**Description of the task:** Return exactly, and only, the lines from the one holding "Clone this chart in matplotlib." through the one holding "ax.patch.set_alpha(0)", both included; the pictures stay out.

# start of Records for processing

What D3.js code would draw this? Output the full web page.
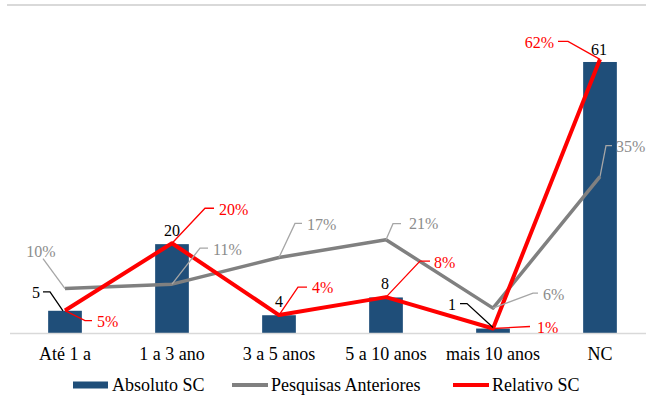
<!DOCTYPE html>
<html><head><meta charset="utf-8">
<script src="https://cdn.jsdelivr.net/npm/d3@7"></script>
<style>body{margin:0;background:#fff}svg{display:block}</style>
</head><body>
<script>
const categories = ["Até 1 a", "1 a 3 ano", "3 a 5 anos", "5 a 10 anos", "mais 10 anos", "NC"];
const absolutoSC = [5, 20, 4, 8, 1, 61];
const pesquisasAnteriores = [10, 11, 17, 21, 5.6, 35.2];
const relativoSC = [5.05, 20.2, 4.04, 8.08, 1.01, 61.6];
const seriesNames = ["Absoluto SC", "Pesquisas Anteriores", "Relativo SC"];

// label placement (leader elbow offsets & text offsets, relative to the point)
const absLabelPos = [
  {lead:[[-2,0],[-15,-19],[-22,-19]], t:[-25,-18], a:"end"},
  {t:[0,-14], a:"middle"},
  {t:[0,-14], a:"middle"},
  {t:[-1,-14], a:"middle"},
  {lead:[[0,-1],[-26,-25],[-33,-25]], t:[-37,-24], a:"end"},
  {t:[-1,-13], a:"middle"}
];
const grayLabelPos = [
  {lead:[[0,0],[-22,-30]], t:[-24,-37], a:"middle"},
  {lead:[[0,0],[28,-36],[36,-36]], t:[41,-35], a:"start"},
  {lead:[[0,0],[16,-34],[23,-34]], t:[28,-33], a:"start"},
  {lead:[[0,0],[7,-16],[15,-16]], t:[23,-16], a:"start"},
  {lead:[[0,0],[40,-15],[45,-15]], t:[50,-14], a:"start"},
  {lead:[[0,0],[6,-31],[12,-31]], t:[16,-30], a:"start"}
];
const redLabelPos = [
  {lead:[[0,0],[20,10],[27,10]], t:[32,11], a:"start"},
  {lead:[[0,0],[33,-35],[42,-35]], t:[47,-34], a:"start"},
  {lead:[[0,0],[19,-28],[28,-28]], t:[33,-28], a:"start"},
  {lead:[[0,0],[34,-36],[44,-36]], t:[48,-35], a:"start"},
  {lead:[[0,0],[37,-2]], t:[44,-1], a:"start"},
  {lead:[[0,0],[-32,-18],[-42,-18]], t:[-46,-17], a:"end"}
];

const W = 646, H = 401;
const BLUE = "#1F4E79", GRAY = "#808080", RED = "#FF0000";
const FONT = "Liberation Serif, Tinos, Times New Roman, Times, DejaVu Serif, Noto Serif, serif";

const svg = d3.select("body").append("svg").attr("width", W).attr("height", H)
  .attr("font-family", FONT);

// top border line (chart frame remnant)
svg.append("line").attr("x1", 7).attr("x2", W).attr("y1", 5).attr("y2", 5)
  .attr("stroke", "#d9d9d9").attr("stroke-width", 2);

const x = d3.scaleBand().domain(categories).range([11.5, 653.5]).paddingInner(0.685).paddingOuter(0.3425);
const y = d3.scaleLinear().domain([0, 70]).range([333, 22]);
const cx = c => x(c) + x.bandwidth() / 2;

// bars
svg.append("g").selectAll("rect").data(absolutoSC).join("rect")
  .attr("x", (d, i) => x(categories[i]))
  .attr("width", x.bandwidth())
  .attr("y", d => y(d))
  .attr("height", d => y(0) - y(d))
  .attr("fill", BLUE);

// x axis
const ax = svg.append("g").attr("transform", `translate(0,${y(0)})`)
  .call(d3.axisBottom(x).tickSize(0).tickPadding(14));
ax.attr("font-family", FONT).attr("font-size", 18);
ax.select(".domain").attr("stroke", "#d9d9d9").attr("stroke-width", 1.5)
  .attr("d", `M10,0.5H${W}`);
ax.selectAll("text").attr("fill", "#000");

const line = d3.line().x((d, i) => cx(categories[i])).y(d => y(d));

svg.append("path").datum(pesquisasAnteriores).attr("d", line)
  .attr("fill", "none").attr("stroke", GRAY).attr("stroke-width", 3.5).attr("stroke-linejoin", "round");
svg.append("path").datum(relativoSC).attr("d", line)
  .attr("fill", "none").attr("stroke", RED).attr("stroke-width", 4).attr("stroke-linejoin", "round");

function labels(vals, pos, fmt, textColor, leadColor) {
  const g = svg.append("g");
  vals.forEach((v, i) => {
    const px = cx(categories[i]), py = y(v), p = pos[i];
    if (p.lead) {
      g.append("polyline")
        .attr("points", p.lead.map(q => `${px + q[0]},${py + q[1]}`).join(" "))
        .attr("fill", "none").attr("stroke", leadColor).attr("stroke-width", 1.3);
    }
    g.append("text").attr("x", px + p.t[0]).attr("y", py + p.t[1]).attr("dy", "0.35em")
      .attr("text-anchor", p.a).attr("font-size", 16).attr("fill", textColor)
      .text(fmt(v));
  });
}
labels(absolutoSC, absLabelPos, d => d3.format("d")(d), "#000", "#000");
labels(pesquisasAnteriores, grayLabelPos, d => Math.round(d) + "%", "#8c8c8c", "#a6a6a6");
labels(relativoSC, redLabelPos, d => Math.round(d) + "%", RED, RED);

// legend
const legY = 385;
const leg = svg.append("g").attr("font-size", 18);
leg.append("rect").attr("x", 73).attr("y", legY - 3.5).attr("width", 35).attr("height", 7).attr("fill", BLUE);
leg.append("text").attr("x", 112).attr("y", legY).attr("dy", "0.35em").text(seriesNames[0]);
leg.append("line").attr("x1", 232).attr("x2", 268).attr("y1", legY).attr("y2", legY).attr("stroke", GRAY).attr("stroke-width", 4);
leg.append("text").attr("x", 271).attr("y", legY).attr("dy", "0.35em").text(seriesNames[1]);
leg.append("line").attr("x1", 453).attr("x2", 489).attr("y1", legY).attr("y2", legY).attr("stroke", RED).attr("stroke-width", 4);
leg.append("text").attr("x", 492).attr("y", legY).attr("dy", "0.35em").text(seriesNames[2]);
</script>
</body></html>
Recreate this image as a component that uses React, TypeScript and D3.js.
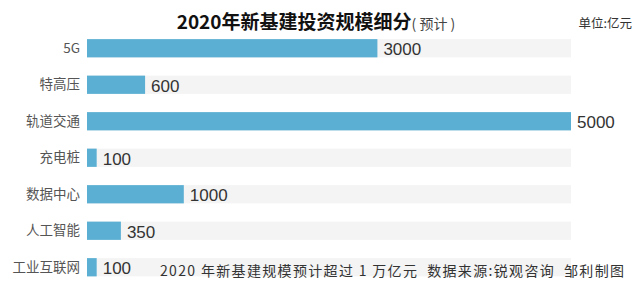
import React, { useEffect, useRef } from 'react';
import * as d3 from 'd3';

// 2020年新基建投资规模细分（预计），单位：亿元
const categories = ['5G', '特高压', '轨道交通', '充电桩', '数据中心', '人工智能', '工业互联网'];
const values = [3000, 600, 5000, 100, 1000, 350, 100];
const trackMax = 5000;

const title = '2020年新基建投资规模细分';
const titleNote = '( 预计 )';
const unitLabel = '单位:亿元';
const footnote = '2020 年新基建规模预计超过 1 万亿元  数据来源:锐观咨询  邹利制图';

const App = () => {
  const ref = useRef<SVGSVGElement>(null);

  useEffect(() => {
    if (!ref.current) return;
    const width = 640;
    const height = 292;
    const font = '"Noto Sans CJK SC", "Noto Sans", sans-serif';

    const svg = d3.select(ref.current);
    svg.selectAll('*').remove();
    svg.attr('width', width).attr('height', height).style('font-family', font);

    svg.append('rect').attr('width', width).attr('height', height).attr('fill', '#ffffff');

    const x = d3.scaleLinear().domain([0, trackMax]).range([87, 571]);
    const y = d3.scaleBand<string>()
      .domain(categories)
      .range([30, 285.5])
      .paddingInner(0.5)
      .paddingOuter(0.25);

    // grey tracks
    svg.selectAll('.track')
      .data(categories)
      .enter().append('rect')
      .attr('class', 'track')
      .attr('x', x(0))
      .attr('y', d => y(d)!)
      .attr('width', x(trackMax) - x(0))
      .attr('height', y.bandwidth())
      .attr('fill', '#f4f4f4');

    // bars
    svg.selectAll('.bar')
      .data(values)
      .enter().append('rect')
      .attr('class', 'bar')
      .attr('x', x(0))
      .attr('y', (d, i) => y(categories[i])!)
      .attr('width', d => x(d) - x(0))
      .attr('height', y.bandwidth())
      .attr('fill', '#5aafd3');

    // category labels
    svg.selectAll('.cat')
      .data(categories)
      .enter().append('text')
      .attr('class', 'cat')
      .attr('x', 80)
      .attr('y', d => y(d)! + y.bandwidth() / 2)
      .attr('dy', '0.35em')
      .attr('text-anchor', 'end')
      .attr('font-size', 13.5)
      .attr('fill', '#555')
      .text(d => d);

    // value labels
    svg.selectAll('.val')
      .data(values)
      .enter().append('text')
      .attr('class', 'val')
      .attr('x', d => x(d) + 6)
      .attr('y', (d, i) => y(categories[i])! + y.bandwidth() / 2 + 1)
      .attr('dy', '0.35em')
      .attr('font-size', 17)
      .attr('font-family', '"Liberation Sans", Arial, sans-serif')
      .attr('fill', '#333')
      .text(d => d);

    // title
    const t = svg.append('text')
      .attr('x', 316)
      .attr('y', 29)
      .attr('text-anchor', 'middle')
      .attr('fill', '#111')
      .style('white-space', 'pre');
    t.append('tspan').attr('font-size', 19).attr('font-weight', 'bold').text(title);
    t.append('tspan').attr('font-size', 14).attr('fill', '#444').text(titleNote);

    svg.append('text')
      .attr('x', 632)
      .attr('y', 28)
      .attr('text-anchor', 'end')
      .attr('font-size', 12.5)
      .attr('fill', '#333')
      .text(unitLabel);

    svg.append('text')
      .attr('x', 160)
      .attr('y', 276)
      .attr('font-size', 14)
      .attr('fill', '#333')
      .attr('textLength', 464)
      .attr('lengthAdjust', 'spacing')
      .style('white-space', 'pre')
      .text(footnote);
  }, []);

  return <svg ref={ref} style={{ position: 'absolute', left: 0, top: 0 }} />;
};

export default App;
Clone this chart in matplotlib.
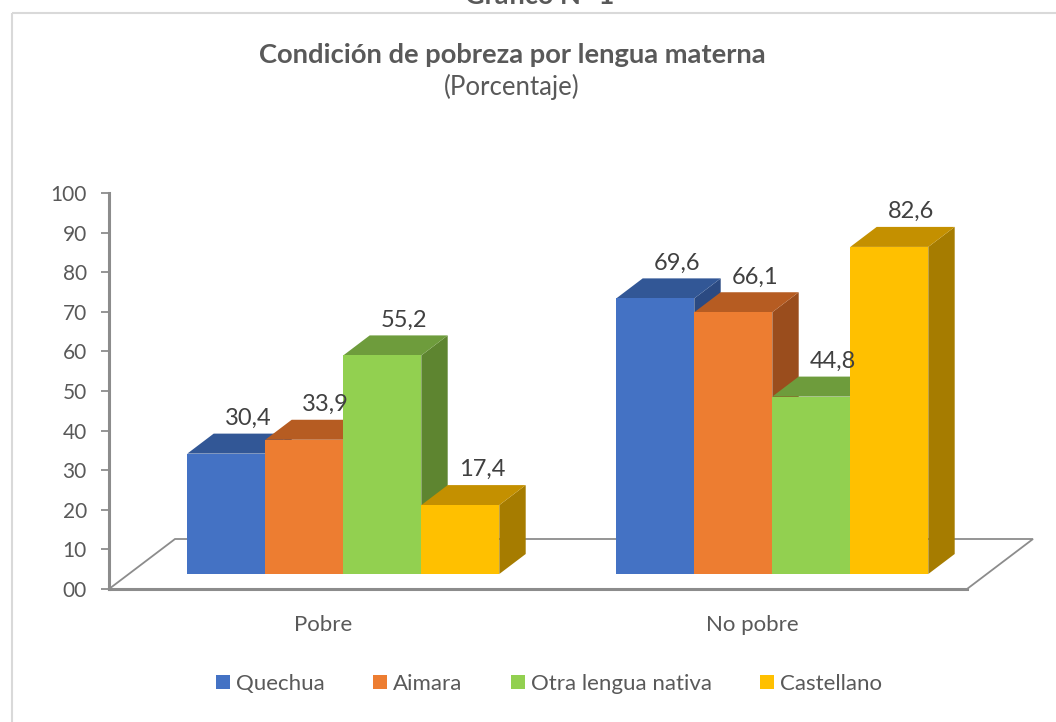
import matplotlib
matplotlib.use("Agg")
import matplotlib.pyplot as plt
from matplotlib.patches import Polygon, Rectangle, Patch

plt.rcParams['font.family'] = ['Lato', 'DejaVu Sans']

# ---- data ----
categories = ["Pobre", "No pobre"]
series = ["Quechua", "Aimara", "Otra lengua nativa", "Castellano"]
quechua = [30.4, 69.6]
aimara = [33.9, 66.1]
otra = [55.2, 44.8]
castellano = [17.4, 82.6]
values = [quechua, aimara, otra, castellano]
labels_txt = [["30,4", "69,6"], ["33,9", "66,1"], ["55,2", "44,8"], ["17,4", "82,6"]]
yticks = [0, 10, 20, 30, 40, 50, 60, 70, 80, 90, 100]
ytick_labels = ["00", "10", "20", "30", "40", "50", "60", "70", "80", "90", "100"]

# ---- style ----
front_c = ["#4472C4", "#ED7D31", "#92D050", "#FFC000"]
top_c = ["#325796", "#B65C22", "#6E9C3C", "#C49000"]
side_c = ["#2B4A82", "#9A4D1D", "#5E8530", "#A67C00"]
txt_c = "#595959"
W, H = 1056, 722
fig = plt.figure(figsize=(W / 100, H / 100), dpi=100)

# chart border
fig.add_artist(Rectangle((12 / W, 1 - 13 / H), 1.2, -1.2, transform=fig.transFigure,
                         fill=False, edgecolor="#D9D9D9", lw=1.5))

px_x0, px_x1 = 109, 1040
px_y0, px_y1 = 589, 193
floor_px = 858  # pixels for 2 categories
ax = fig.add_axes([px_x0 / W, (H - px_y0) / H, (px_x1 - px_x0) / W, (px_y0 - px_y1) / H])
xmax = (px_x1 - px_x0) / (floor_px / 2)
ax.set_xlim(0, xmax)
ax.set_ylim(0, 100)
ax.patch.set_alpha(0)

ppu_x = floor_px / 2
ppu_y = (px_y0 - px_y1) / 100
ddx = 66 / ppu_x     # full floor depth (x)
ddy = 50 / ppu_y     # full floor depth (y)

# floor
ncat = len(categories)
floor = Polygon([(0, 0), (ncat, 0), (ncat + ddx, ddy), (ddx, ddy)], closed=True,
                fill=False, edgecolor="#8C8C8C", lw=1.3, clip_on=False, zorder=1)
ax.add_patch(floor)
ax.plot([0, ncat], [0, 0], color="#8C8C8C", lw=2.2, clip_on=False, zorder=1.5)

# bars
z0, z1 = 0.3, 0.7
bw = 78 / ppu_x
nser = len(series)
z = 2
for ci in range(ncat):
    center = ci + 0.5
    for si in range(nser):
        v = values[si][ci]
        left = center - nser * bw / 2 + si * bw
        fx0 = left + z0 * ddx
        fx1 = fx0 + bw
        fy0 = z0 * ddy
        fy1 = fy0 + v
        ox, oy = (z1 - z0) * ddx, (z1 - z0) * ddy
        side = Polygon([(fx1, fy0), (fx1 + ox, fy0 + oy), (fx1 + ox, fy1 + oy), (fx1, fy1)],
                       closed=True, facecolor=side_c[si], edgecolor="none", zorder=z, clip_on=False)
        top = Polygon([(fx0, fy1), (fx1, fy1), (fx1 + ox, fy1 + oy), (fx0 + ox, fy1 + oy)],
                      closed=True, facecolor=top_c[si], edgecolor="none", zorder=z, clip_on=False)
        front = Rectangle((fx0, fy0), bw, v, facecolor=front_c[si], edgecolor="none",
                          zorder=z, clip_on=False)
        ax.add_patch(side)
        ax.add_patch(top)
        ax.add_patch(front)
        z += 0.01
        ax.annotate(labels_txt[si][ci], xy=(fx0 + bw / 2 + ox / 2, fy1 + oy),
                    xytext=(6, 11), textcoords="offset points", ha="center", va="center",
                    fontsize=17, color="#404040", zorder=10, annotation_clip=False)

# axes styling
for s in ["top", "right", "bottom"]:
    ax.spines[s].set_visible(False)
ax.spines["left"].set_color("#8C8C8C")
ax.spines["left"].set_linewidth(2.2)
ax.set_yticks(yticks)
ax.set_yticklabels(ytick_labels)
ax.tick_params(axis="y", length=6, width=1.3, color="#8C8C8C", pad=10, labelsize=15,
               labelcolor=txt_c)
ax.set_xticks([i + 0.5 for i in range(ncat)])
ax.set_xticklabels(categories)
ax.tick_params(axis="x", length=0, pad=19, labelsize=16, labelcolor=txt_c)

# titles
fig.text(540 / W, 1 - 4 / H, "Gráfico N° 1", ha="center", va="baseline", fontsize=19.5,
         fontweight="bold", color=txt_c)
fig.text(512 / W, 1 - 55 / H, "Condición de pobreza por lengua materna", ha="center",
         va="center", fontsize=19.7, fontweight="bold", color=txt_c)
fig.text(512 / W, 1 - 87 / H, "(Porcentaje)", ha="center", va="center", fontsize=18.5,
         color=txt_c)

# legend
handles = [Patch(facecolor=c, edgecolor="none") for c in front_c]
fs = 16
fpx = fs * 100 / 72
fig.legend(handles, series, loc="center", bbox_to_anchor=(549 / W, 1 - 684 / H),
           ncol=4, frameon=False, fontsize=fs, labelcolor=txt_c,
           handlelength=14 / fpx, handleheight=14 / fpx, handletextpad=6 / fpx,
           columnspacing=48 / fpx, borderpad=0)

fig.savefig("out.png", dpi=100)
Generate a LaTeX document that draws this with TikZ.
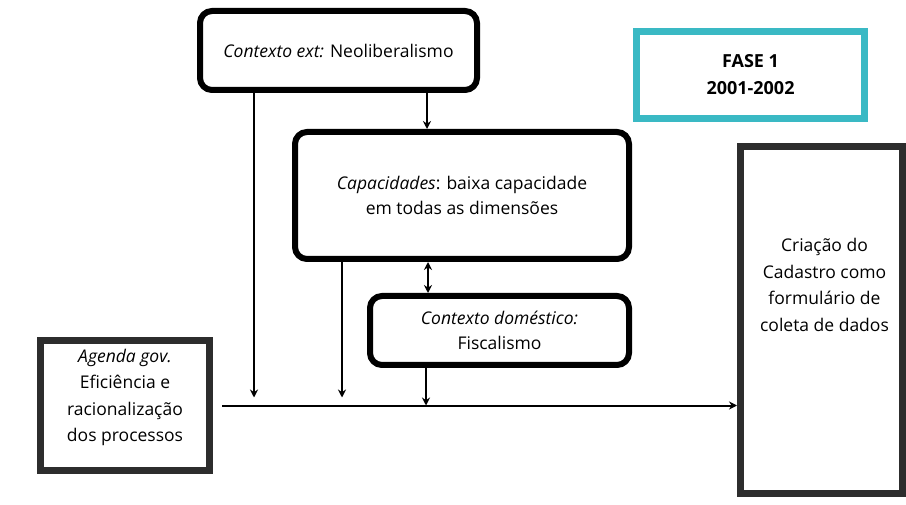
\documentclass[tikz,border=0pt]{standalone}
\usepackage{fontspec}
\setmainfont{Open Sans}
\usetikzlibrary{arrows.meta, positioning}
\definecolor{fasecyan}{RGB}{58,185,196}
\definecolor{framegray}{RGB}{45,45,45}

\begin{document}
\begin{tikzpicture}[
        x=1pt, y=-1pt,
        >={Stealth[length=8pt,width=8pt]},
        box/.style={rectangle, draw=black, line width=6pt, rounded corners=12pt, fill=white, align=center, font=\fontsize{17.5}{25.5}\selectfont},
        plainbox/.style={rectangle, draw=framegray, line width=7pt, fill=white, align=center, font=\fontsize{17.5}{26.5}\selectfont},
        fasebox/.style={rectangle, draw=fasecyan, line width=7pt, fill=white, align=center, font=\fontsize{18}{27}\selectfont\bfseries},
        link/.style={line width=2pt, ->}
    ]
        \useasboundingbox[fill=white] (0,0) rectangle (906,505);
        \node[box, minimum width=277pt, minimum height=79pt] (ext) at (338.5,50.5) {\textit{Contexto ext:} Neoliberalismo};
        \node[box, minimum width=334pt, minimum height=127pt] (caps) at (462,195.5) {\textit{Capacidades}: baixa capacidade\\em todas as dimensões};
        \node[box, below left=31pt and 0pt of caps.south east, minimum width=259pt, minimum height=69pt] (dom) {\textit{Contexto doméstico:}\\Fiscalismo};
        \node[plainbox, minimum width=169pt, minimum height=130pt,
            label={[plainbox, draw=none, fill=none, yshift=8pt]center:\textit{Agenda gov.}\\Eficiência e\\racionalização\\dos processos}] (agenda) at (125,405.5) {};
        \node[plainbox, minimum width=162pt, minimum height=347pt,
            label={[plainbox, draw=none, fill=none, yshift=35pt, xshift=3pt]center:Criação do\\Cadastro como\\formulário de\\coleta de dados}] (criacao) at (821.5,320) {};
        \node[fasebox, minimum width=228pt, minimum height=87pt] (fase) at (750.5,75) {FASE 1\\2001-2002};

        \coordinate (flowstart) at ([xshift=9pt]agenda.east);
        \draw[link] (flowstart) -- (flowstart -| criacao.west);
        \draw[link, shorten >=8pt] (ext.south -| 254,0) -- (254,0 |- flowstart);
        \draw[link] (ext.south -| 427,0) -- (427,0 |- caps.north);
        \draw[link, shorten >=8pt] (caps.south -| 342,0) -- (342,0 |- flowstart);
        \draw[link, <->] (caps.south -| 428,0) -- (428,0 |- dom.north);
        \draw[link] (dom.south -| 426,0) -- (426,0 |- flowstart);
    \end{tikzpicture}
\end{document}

# end of Records for processing

**Full answer:**
Clone this chart in matplotlib.
import matplotlib
matplotlib.use("Agg")
import matplotlib.pyplot as plt
from matplotlib.patches import Polygon, Rectangle, Patch

plt.rcParams['font.family'] = ['Lato', 'DejaVu Sans']

# ---- data ----
categories = ["Pobre", "No pobre"]
series = ["Quechua", "Aimara", "Otra lengua nativa", "Castellano"]
quechua = [30.4, 69.6]
aimara = [33.9, 66.1]
otra = [55.2, 44.8]
castellano = [17.4, 82.6]
values = [quechua, aimara, otra, castellano]
labels_txt = [["30,4", "69,6"], ["33,9", "66,1"], ["55,2", "44,8"], ["17,4", "82,6"]]
yticks = [0, 10, 20, 30, 40, 50, 60, 70, 80, 90, 100]
ytick_labels = ["00", "10", "20", "30", "40", "50", "60", "70", "80", "90", "100"]

# ---- style ----
front_c = ["#4472C4", "#ED7D31", "#92D050", "#FFC000"]
top_c = ["#325796", "#B65C22", "#6E9C3C", "#C49000"]
side_c = ["#2B4A82", "#9A4D1D", "#5E8530", "#A67C00"]
txt_c = "#595959"
W, H = 1056, 722
fig = plt.figure(figsize=(W / 100, H / 100), dpi=100)

# chart border
fig.add_artist(Rectangle((12 / W, 1 - 13 / H), 1.2, -1.2, transform=fig.transFigure,
                         fill=False, edgecolor="#D9D9D9", lw=1.5))

px_x0, px_x1 = 109, 1040
px_y0, px_y1 = 589, 193
floor_px = 858  # pixels for 2 categories
ax = fig.add_axes([px_x0 / W, (H - px_y0) / H, (px_x1 - px_x0) / W, (px_y0 - px_y1) / H])
xmax = (px_x1 - px_x0) / (floor_px / 2)
ax.set_xlim(0, xmax)
ax.set_ylim(0, 100)
ax.patch.set_alpha(0)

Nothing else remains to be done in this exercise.